We represent millions of people. I represent 82 million citizens. It is good that a woman is at the helm after 150 years. But I also represent many people in Germany whose parents or grandparents came as immigrants. Also in this respect, we still have some work to do on diversity.

That is why I am delighted that the workshops this morning looked at how we can really make a difference.

In the Federal Foreign Office, two of our three State Secretaries are women. We have 43 female Ambassadors in our missions abroad. But needless to say there are not just 43 or 86 countries where we have embassies. There are many, many more.

Looking at our ministry as a whole, 27 percent of those in leadership positions are female. Perhaps our foreign guests are a bit bored by our German statistics but I want to make plain how much help we need from you for our work in Germany.

After all, I believe Feminist Foreign Policy can only work, if we first and foremost listen; if we don’t come to preach and say what we always knew and believed, rather if we are open to what is new and ready to learn from others.

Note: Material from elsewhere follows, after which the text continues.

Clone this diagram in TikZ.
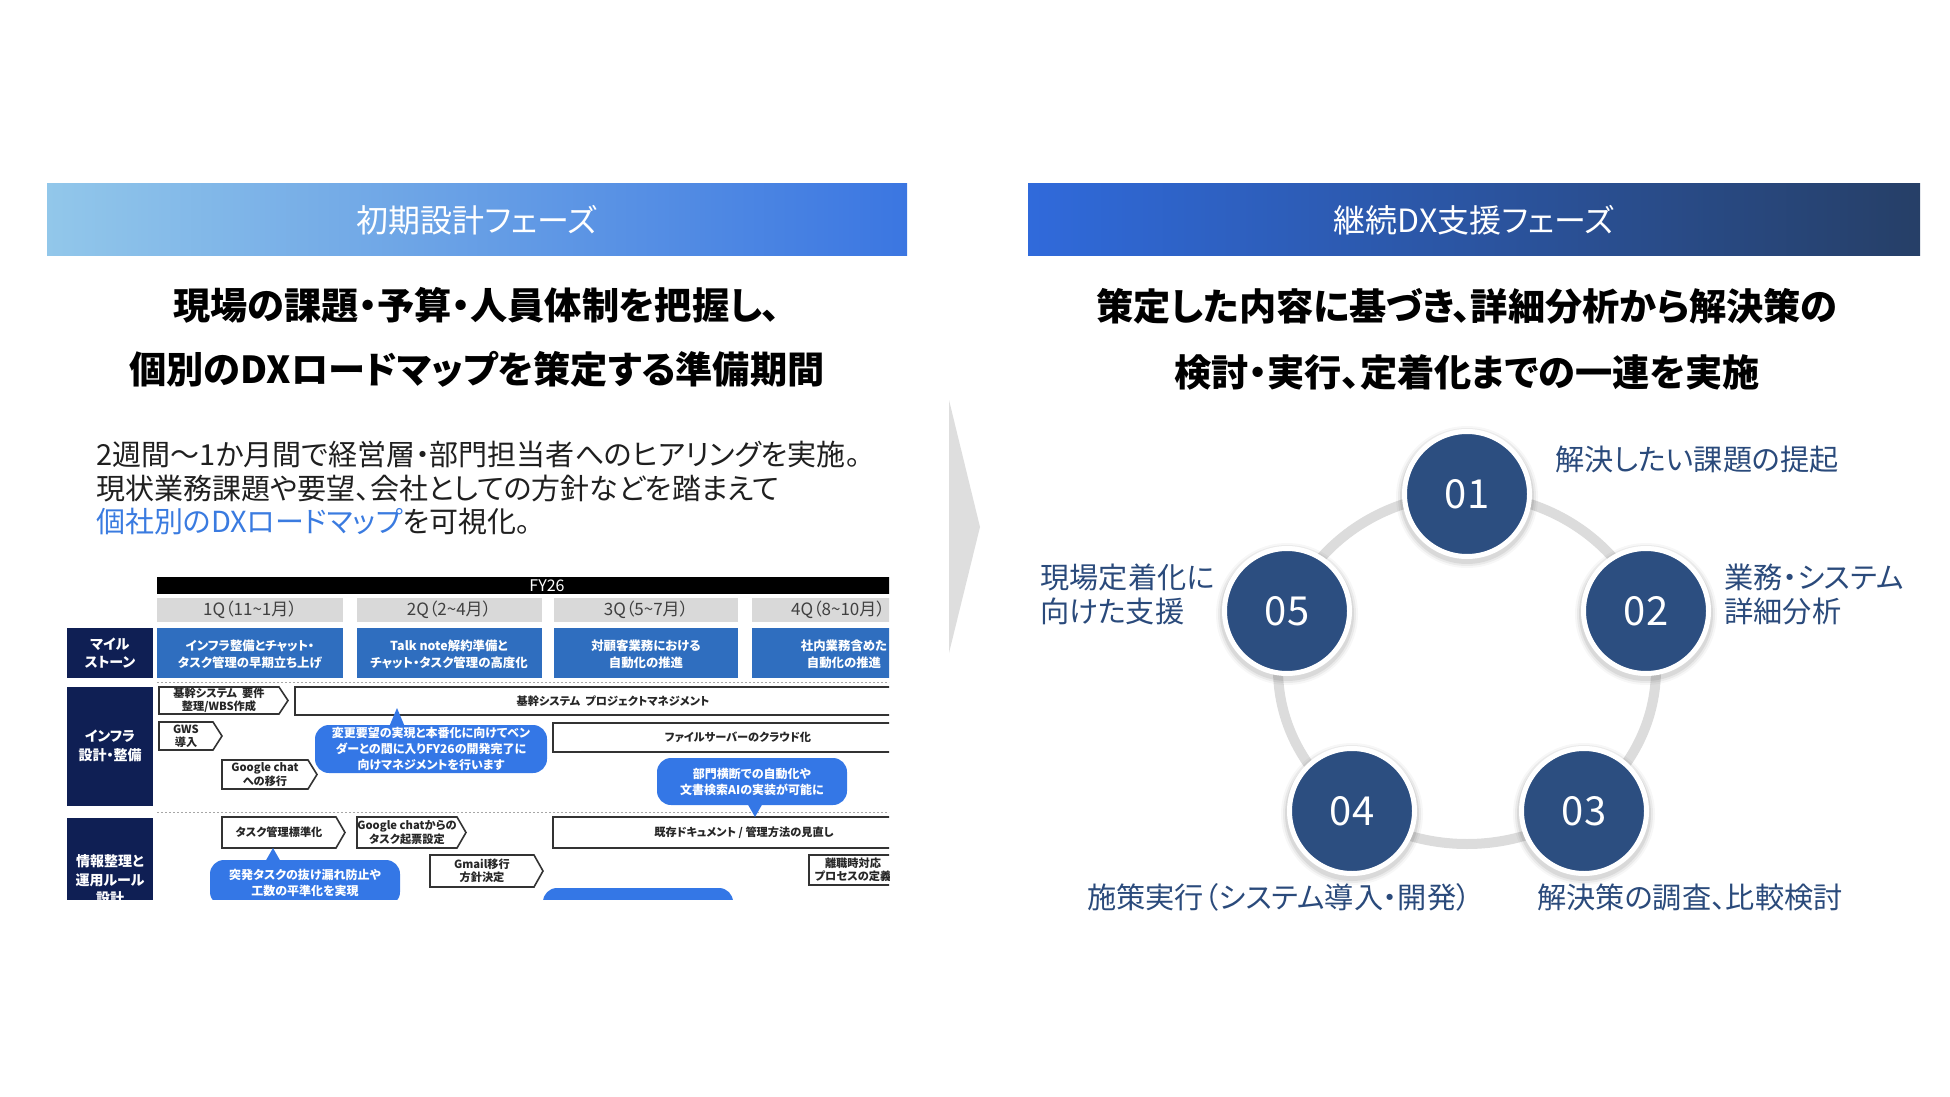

Feminist Foreign Policy is quite simply a policy that recognises and finally tackles the inequalities of our world in the 21st century – whether in schools in Afghanistan, on market squares in Mali or here in the meetings of our directorates-general or in debates in the Bundestag.

And our policy is doing so without pointing the finger or chanting dogmatic slogans. What we are doing is taking eminently practical, concrete steps.

Just because it is right. And because everyone stands to benefit.

So, with this in mind, I hope we all enjoy the next couple of hours and take with us many new ideas. But above all I hope we all have the strength we need to build a just society and world, a society and world based on equality.

Many here in this room are already on board. However, it is clear as well that the headwinds we face are strong and often blow in our face. In Afghanistan, the resistance is almost unbearable but sometimes it is unbearable here, too.

Not everyone clapped straightaway when we started. I believe though that we should understand that, as the saying goes, what doesn’t kill us, makes us stronger. A tough analysis perhaps but this resistance does make us stronger because we know we are fighting for what is right.

As Ann Linde pointed out, at least people have stopped giggling like they used to. Headwind can also be a tailwind if we use it together and grasp what it is: a sign of what we need to do together and a reminder not to shrink back as soon as the wind starts blowing in our face.

After all, what sort of signal would that be for the girls and women in Afghanistan who go to school although they are not allowed to, who day in day out have to fight for the rights we take for granted – even if it is just the right to leave the house alone.

It is in this spirit that we dedicate this conference to the women and girls in Afghanistan.

It is a great honour now to give you, Shaharzad Akbar, the floor. You represent the very best of Afghanistan. Thank you so much for being here today.